Density combined with a histogram.

ggplot(data = diamonds, 
       # mapping moved to ggplot since both <GEOM>s use the same mapping
       mapping = aes(x = carat)) + 
  geom_histogram(aes(y = after_stat(density)), # must use after_stat_density
                 alpha = 0.5,
                 fill = "gray") + 
  geom_density()
`stat_bin()` using `bins = 30`. Pick better value with `binwidth`.

ggplot(data = diamonds) + 
  geom_density(mapping = aes(x = carat),
               color = "#C8102E",
               fill = "#F1BE48",
               alpha = 0.5,
               linetype = 2,
               linewidth = 3)

13.1.4 Violin

A violin plot is a type of data visualization that combines aspects of a box plot and a kernel density plot. It is used to display the distribution of a numeric variable.

ggplot(data = diamonds) + 
  geom_violin(mapping = aes(x = carat, y = 0)) # y is required

ggplot(data = diamonds) + 
  geom_violin(mapping = aes(x = carat, y = 0), # y is required
               color = "#C8102E",
               fill = "#F1BE48",
               alpha = 0.5,
              linetype = 1,
              linewidth = 2) 

13.2 Categorical

Categorical data are those that are not numeric.

13.2.1 Bar chart

A bar chart is a common type of data visualization used to represent a categorical variable. It displays the count of data points within different categories using rectangular bars.

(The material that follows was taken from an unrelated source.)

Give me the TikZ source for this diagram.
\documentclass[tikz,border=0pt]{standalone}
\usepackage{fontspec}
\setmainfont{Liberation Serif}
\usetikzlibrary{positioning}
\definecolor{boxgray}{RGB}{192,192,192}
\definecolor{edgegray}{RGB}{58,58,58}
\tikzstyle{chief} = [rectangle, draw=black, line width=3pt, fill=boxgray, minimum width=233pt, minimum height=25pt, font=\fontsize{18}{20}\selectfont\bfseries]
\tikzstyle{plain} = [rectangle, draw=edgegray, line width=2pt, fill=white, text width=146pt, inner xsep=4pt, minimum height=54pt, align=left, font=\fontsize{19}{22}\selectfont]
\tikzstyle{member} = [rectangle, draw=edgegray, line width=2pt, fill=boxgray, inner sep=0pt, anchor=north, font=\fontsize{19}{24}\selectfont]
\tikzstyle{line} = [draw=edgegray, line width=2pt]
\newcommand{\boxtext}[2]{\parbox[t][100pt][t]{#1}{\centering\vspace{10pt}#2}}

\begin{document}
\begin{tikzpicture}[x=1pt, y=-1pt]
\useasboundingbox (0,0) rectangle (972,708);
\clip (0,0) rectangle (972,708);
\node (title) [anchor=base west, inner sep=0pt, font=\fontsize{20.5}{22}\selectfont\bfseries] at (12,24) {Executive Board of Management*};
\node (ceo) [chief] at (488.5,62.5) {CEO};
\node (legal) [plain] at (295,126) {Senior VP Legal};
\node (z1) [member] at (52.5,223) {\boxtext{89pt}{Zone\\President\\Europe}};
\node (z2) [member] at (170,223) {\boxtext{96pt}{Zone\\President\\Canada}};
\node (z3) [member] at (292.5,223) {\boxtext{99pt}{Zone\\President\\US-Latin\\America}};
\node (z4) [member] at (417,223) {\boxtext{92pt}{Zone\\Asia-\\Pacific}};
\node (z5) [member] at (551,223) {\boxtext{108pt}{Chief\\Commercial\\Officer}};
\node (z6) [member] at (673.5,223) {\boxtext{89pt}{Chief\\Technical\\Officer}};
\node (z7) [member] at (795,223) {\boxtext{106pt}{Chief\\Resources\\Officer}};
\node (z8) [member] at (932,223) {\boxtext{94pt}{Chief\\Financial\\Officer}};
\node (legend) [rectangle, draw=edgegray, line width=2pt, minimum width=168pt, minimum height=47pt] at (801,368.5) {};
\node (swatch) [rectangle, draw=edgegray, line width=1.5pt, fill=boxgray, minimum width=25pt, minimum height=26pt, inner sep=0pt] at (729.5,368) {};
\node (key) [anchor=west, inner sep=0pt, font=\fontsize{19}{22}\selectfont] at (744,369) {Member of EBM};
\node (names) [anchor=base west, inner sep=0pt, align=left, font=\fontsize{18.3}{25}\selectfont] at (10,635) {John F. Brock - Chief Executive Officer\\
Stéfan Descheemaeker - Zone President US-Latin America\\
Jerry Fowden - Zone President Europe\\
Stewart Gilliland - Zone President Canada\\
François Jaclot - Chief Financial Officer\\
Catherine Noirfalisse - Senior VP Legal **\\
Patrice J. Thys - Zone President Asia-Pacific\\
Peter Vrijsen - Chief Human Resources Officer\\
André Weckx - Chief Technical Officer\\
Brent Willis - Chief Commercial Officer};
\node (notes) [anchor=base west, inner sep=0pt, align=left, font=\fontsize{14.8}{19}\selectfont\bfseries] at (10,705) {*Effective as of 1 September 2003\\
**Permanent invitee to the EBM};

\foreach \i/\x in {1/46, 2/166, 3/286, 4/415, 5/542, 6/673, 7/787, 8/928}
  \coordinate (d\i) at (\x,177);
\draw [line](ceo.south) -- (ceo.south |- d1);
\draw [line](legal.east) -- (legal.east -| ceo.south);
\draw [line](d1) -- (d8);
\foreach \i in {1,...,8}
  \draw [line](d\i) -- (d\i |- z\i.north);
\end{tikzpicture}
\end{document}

ggplot(data = diamonds) + 
  geom_bar(mapping = aes(x = cut)) 

ggplot(data = diamonds) + 
  geom_bar(mapping = aes(y = cut),
           color = "#C8102E",      # outside of bar
           fill = "#F1BE48",       # inside of bar
           alpha = 0.5,            # transparency
           linetype = 3,           # dotted line
           linewidth = 1.2)        # thicker line

13.3 Summary

We introduced boxplots, histograms, density plots, and violin plots as methods to understand the central tendency, spread, skewness, and outliers for a numeric variable. We introduced a bar chat to provide a visual representation for a categorical variable in terms of the number of observations in each category.